**Dataset section:**
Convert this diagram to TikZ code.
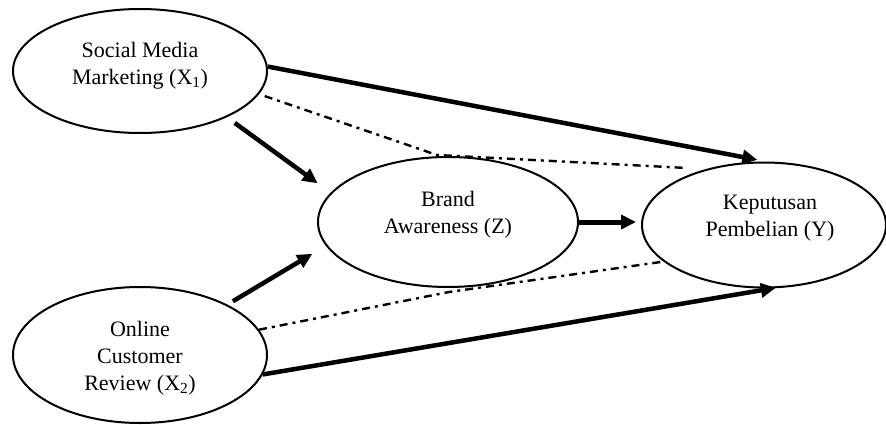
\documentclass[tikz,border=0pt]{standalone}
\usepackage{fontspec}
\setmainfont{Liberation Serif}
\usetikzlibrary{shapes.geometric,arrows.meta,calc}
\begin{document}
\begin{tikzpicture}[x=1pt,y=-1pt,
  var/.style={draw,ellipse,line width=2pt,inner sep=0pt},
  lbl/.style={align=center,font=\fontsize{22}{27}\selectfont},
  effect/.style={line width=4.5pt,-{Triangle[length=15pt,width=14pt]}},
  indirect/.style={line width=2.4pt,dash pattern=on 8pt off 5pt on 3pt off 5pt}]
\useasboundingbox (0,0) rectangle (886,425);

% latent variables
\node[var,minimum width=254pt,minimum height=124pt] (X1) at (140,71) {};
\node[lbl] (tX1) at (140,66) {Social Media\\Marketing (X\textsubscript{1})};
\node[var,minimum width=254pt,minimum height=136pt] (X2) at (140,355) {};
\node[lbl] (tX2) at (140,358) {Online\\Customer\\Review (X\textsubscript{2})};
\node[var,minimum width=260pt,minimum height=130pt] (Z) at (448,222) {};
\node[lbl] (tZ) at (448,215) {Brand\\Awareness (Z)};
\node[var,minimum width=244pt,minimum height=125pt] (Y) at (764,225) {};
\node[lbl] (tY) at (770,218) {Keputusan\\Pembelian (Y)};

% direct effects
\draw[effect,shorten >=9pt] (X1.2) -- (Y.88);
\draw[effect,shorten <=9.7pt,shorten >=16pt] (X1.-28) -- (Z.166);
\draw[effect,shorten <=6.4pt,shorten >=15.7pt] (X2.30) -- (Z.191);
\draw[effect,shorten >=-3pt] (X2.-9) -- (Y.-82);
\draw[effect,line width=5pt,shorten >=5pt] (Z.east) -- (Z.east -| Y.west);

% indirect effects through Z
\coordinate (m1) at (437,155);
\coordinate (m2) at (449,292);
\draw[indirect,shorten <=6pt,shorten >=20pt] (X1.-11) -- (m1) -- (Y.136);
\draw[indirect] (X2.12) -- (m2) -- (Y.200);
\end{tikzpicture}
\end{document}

**Instructions to follow:**
Copy each line above precisely, dropping the pictures.

**The output:**
Convert this diagram to TikZ code.
\documentclass[tikz,border=0pt]{standalone}
\usepackage{fontspec}
\setmainfont{Liberation Serif}
\usetikzlibrary{shapes.geometric,arrows.meta,calc}
\begin{document}
\begin{tikzpicture}[x=1pt,y=-1pt,
  var/.style={draw,ellipse,line width=2pt,inner sep=0pt},
  lbl/.style={align=center,font=\fontsize{22}{27}\selectfont},
  effect/.style={line width=4.5pt,-{Triangle[length=15pt,width=14pt]}},
  indirect/.style={line width=2.4pt,dash pattern=on 8pt off 5pt on 3pt off 5pt}]
\useasboundingbox (0,0) rectangle (886,425);

% latent variables
\node[var,minimum width=254pt,minimum height=124pt] (X1) at (140,71) {};
\node[lbl] (tX1) at (140,66) {Social Media\\Marketing (X\textsubscript{1})};
\node[var,minimum width=254pt,minimum height=136pt] (X2) at (140,355) {};
\node[lbl] (tX2) at (140,358) {Online\\Customer\\Review (X\textsubscript{2})};
\node[var,minimum width=260pt,minimum height=130pt] (Z) at (448,222) {};
\node[lbl] (tZ) at (448,215) {Brand\\Awareness (Z)};
\node[var,minimum width=244pt,minimum height=125pt] (Y) at (764,225) {};
\node[lbl] (tY) at (770,218) {Keputusan\\Pembelian (Y)};

% direct effects
\draw[effect,shorten >=9pt] (X1.2) -- (Y.88);
\draw[effect,shorten <=9.7pt,shorten >=16pt] (X1.-28) -- (Z.166);
\draw[effect,shorten <=6.4pt,shorten >=15.7pt] (X2.30) -- (Z.191);
\draw[effect,shorten >=-3pt] (X2.-9) -- (Y.-82);
\draw[effect,line width=5pt,shorten >=5pt] (Z.east) -- (Z.east -| Y.west);

% indirect effects through Z
\coordinate (m1) at (437,155);
\coordinate (m2) at (449,292);
\draw[indirect,shorten <=6pt,shorten >=20pt] (X1.-11) -- (m1) -- (Y.136);
\draw[indirect] (X2.12) -- (m2) -- (Y.200);
\end{tikzpicture}
\end{document}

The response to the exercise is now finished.